Fazit: Eine personalintensive, altmodische, aufgeblähte DB ist für mich keine Alternative zur „verschlankten“ Bahn. Solange die DB ein Kostgänger des Steuerzahlers ist, hat der auch ein Recht darauf, wenigstens eine möglichst hohe Effizienz dieser defizitären DB einzufordern. Ich bestehe sogar darauf.
Um nicht falsch verstanden zu werden. Vieles von dem, was hier geschrieben wurde, unterschreibe ich. Aber ich unterschreibe nicht, dass die DB sozialer Reparaturbetrieb des Staates sein sollte. Wer glaubt, dass das Sinn macht, betrachtet die Welt in meinen Augen zu sehr durch die rosarote Brille. Im doppelten Sinne. Vielmehr fände ich es ehrlicher, wenn man Arbeitslosen beispielsweise die Möglichkeit eröffnen würde, sich als „Hilfsschaffner“ oder ähnliches nützlich zu machen. In dem Maße, wie Zerstörungen zurück gehen, könnte man die Betreffenden mit einem angemessenen Aufgeld entlohnen. Wenn auf jedem Zug jemand mitfahren würde, der nichts anderes macht als aufpassen, wäre schon viel gewonnen. Einige Städte überlegen ja schon, Arbeitslose als Aufpasser auf Straßenbahnen mitfahren zu lassen. Eine gute Idee, finde ich.

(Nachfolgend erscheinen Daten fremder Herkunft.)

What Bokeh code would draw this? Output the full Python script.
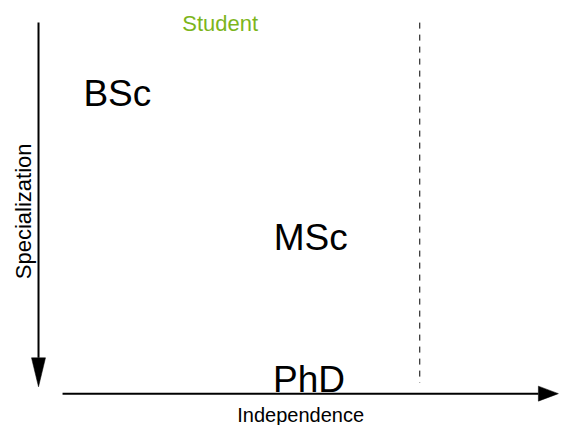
from bokeh.plotting import figure
from bokeh.models import Range1d, ColumnDataSource
from bokeh.core.properties import value
from bokeh.embed import file_html
from bokeh.resources import INLINE
import math

# ---- data (conceptual diagram coordinates, 0..100 on both axes) ----
degrees = ["BSc", "MSc", "PhD"]
independence = [20.9, 55.5, 55.2]
specialization = [21.9, 55.8, 89.2]

group_label = "Student"
group_x = 39.3
group_y = 5.3

x_title = "Independence"
y_title = "Specialization"

boundary_independence = 75.0   # dashed boundary
axis_start = 5.2               # where the specialization axis starts
boundary_end = 90.0
spec_axis_x = 6.8
spec_axis_end = 90.9
indep_axis_y = 92.5
indep_axis_start = 11.1
indep_axis_end = 99.8

W, H = 559, 425
X0, X1 = 0, 100
Y0, Y1 = 100, 0

p = figure(width=W, height=H, output_backend="svg", toolbar_location=None,
           x_range=Range1d(X0, X1), y_range=Range1d(Y0, Y1),
           x_axis_type=None, y_axis_type=None, min_border=0)
p.grid.visible = False
p.outline_line_color = None
p.background_fill_color = "white"
p.border_fill_color = "white"

px_x = W / abs(X1 - X0)
px_y = H / abs(Y1 - Y0)
FONT = value("Liberation Sans")

# specialization axis (pointing down)
vh_len, vh_w = 29 / px_y, 7 / px_x
p.segment(x0=[spec_axis_x], y0=[axis_start], x1=[spec_axis_x], y1=[spec_axis_end - vh_len],
          line_color="black", line_width=2)
p.patch(x=[spec_axis_x - vh_w, spec_axis_x + vh_w, spec_axis_x],
        y=[spec_axis_end - vh_len, spec_axis_end - vh_len, spec_axis_end],
        fill_color="black", line_color="black", line_width=0.5)

# independence axis (pointing right)
hh_len, hh_w = 20 / px_x, 7.5 / px_y
p.segment(x0=[indep_axis_start], y0=[indep_axis_y], x1=[indep_axis_end - hh_len], y1=[indep_axis_y],
          line_color="black", line_width=2)
p.patch(x=[indep_axis_end - hh_len, indep_axis_end - hh_len, indep_axis_end],
        y=[indep_axis_y - hh_w, indep_axis_y + hh_w, indep_axis_y],
        fill_color="black", line_color="black", line_width=0.5)

# dashed boundary
p.segment(x0=[boundary_independence], y0=[axis_start], x1=[boundary_independence], y1=[boundary_end],
          line_color="black", line_width=1, line_dash="6 6")

# degree labels
src = ColumnDataSource(dict(x=independence, y=specialization, t=degrees))
p.text(x="x", y="y", text="t", source=src, text_font=FONT, text_font_size="37px",
       text_align="center", text_baseline="alphabetic", text_color="black")

# group label
p.text(x=[group_x], y=[group_y], text=[group_label], text_font=FONT, text_font_size="22px",
       text_align="center", text_baseline="alphabetic", text_color="#7cb51b")

# axis titles
p.text(x=[53.7], y=[97.6], text=[x_title], text_font=FONT, text_font_size="20px",
       text_align="center", text_baseline="alphabetic", text_color="black")
p.text(x=[4.1], y=[49.6], text=[y_title], text_font=FONT, text_font_size="22px",
       text_align="center", text_baseline="alphabetic", text_color="black", angle=math.pi / 2)

open("out.html", "w").write(file_html(p, INLINE))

Schlussendlich möchte ich feststellen, dass ich den Abbau der Strecke zw. Koblenz und Mayen natürlich auch bedauere (auch wenn ich den Fahrradweg auf der Trasse traumhaft schön finde und gerne nutze), aber die damalige „Behördenbahn“ war einfach noch nicht reif für moderne Lösungen. Die Bahnfreunde vielleicht, aber die Mehrheit der Bevölkerung nicht. Die wollte lieber Auto fahren. Und da die Politik durch Wahlen entschieden wird, hat man Straßen gebaut, um wieder gewählt zu werden, und (unsystematisch) Strecken stillgelegt, wenn das Bahndefizit zu groß zu werden drohte. So einfach ist das. Ein Politiker, der ganz offen gefordert hätte, mehr Geld in die Bahn zu stecken und entsprechend weniger in den Straßenbau, hätte dafür keine Mehrheiten gefunden. Man erinnere sich: Staatsziel war es, jedem Bürger einen Autobahnanschluss zu garantieren, der max. 25 km vom Heimatort entfernt ist. Das war damals der Zeitgeist! Die Mehrheit der Bürger wollte lieber Straßen statt Bahnen. Und wenn man sieht, wie gering der Anteil des öffentlichen Personenverkehrs am Gesamtaufkommen im Vergleich zum KFZ auch heute noch ist, würde eine Abstimmung auch heute wohl kaum anders ausfallen.
Die Schweizer sind da sicher ganz anders ‚drauf’, keine Frage. Aber die Schweiz ist ein reiches Land. Man ist dort bereit, sich den Luxus einer teuren, im positiven Sinne altmodischen Bahn zu leisten. Die Mehrkosten werden in der Schweiz, das ist dort Mehrheitsmeinung, vom Steuerzahler übernommen. Doch auch in der Schweiz gibt es Personalkürzungen; der Druck ist auch dort vorhanden, das Defizit nicht ausufern zu lassen. In Deutschland würde sich vermutlich keine Mehrheit finden für eine dauerhaft bezuschusste Bahn. Hier im Forum bestimmt, aber nicht draußen im „Rest der Welt“. Davon bin ich überzeugt.